[Start Data entries]

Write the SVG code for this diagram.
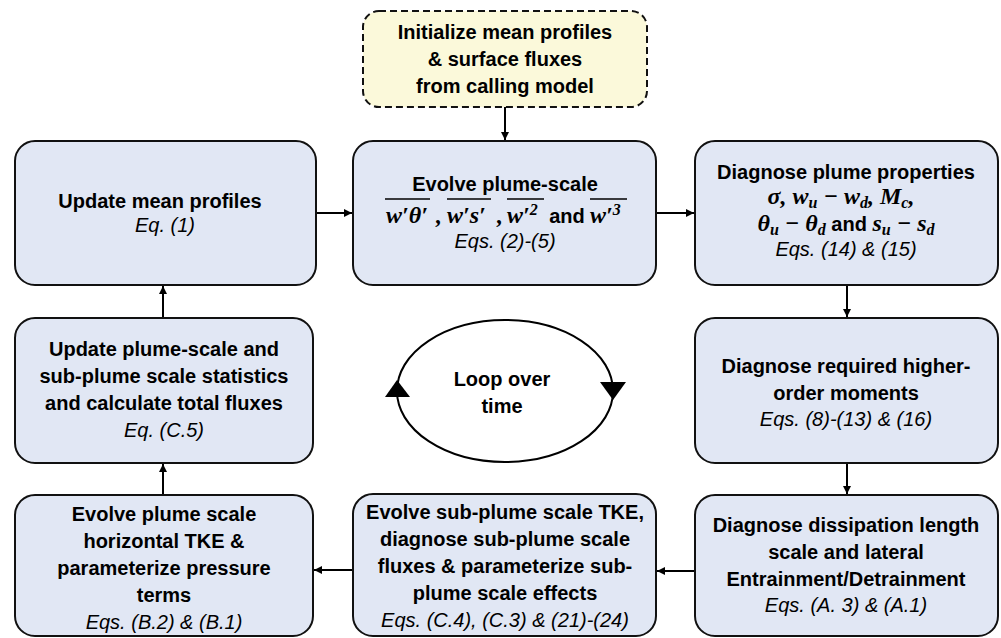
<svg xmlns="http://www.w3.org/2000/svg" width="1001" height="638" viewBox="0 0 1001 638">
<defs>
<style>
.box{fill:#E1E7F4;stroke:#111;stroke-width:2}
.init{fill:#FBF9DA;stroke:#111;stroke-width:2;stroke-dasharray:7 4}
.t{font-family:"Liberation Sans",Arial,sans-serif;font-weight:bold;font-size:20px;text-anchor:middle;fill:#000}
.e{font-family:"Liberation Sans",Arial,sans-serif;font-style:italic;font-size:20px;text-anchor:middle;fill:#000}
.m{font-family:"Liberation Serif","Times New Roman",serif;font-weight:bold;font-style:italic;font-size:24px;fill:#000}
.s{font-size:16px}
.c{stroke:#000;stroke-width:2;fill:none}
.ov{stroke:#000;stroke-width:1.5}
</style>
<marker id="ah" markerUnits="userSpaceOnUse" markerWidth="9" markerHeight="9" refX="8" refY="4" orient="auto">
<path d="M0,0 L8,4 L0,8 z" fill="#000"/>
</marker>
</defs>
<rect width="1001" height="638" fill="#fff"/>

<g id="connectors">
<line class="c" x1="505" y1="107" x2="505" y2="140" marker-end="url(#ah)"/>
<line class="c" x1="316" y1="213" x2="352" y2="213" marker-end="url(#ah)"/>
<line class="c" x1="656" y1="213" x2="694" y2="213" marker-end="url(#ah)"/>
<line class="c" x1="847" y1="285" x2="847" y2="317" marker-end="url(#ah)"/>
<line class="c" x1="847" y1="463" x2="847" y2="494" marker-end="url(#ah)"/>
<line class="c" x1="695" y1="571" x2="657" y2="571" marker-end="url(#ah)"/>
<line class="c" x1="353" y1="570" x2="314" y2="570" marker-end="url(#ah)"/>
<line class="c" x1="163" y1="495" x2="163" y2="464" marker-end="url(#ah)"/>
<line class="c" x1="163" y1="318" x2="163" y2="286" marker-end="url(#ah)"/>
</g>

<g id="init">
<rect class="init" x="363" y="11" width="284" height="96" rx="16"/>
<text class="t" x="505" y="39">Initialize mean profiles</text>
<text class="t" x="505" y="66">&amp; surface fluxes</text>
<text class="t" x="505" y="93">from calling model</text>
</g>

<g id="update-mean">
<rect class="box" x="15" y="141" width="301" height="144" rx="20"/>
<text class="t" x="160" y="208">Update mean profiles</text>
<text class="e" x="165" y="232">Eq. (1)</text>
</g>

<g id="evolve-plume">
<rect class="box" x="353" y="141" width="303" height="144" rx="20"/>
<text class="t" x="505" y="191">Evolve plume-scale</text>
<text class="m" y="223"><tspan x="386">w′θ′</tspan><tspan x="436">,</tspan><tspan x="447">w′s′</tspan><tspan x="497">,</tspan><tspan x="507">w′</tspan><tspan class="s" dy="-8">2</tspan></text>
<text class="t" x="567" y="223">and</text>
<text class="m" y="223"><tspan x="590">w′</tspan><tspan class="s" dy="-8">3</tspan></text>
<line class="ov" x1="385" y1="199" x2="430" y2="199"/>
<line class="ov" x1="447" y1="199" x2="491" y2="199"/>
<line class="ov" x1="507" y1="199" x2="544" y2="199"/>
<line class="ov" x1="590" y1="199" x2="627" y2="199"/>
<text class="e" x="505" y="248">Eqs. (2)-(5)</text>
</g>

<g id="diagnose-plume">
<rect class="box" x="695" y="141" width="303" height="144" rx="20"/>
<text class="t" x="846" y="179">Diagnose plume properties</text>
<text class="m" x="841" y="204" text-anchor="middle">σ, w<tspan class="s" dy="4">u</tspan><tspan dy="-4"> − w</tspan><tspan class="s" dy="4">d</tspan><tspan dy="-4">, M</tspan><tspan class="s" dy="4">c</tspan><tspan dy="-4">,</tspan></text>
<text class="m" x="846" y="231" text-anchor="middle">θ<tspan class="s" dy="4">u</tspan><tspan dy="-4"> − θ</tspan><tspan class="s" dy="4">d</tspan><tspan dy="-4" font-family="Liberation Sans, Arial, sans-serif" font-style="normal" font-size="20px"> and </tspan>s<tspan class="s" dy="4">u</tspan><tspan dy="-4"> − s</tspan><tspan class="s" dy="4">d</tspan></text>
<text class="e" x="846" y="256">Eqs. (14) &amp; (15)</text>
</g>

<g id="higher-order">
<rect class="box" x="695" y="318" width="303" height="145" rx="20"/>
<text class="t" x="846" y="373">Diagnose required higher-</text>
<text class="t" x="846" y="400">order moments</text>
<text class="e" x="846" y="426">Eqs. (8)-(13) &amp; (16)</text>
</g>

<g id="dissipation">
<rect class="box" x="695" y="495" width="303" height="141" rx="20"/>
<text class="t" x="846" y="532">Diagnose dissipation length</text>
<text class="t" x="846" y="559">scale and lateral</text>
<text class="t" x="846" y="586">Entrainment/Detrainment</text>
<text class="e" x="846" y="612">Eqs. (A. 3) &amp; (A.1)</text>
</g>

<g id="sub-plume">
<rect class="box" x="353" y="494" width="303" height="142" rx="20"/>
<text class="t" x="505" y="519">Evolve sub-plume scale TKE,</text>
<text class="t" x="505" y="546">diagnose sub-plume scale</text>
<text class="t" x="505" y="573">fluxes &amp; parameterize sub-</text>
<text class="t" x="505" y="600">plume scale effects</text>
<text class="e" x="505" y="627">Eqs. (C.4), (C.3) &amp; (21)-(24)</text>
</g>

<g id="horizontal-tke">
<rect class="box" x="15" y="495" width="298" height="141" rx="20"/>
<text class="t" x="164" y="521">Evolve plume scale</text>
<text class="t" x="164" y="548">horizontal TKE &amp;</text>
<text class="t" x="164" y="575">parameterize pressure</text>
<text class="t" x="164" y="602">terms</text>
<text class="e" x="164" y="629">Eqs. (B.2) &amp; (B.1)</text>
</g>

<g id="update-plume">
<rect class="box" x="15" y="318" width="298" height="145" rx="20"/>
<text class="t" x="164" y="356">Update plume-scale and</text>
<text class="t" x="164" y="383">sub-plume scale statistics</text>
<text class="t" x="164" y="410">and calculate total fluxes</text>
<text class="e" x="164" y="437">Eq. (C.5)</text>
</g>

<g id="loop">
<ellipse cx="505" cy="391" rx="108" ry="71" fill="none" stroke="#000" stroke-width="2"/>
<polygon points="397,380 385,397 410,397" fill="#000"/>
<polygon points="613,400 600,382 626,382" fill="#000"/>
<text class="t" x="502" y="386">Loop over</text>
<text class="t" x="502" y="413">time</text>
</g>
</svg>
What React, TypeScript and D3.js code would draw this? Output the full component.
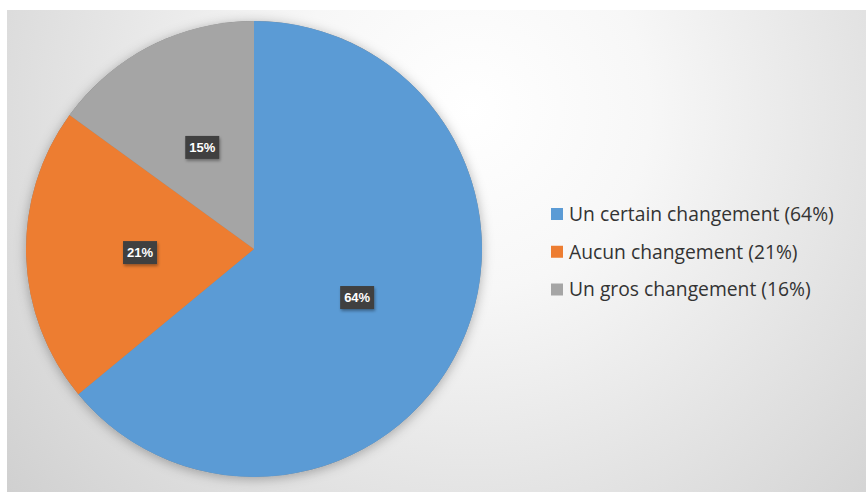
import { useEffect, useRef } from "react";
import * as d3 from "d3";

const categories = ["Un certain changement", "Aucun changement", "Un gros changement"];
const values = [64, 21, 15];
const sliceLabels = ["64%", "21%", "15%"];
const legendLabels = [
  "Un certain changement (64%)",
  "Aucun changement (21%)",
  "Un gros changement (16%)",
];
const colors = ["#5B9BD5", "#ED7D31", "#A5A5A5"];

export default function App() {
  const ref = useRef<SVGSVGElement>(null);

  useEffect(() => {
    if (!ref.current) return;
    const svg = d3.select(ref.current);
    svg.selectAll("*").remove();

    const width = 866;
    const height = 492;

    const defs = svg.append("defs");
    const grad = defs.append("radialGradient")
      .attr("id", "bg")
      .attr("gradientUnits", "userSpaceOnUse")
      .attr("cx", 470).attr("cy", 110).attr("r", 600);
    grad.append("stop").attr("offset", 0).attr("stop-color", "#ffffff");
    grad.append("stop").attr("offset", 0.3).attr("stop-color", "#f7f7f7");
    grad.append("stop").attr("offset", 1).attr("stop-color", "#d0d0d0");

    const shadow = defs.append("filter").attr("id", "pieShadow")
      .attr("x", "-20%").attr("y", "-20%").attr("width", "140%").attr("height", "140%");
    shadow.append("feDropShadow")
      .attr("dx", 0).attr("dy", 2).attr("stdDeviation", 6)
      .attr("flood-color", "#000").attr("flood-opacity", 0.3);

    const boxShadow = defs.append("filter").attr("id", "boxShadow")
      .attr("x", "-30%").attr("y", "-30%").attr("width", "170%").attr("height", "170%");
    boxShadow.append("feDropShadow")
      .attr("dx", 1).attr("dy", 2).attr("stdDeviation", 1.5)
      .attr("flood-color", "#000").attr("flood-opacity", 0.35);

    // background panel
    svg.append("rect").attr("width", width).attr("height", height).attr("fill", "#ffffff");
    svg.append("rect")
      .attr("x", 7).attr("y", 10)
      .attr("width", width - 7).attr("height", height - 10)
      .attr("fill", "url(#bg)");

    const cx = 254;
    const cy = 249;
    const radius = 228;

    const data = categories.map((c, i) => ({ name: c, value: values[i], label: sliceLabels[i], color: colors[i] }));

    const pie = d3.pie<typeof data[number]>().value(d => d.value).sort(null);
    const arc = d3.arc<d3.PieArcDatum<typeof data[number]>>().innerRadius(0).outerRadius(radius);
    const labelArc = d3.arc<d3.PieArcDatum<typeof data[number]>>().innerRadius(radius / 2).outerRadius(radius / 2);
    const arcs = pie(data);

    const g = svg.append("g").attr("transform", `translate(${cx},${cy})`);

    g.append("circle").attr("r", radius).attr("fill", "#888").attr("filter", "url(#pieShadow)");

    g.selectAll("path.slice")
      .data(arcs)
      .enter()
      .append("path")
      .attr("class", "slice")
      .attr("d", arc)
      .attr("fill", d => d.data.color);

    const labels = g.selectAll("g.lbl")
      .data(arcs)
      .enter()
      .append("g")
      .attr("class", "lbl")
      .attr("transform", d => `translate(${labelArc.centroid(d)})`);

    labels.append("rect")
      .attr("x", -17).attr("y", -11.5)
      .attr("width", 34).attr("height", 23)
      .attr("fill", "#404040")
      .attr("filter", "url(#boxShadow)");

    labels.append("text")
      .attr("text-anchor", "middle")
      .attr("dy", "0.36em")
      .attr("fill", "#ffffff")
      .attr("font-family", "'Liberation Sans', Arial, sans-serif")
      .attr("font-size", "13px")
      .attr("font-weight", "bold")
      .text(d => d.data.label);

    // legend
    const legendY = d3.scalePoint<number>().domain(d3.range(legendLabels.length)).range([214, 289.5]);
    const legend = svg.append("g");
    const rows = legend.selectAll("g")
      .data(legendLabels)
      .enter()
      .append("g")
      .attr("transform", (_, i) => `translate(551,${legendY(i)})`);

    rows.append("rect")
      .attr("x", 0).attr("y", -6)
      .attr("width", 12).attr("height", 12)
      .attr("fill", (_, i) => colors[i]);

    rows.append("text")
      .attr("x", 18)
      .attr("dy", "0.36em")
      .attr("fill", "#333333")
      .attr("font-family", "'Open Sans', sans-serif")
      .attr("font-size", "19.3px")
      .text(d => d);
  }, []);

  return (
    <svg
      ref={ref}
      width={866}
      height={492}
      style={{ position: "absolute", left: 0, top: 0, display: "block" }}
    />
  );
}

[End Data entries]

- What the task asks: Copy out the listing above from the line containing "What React, TypeScript" to the line containing "const ref = useRef<SVGSVGElement>(null);", both included, exactly as written and minus the images.

- Output for this task:
What React, TypeScript and D3.js code would draw this? Output the full component.
import { useEffect, useRef } from "react";
import * as d3 from "d3";

const categories = ["Un certain changement", "Aucun changement", "Un gros changement"];
const values = [64, 21, 15];
const sliceLabels = ["64%", "21%", "15%"];
const legendLabels = [
  "Un certain changement (64%)",
  "Aucun changement (21%)",
  "Un gros changement (16%)",
];
const colors = ["#5B9BD5", "#ED7D31", "#A5A5A5"];

export default function App() {
  const ref = useRef<SVGSVGElement>(null);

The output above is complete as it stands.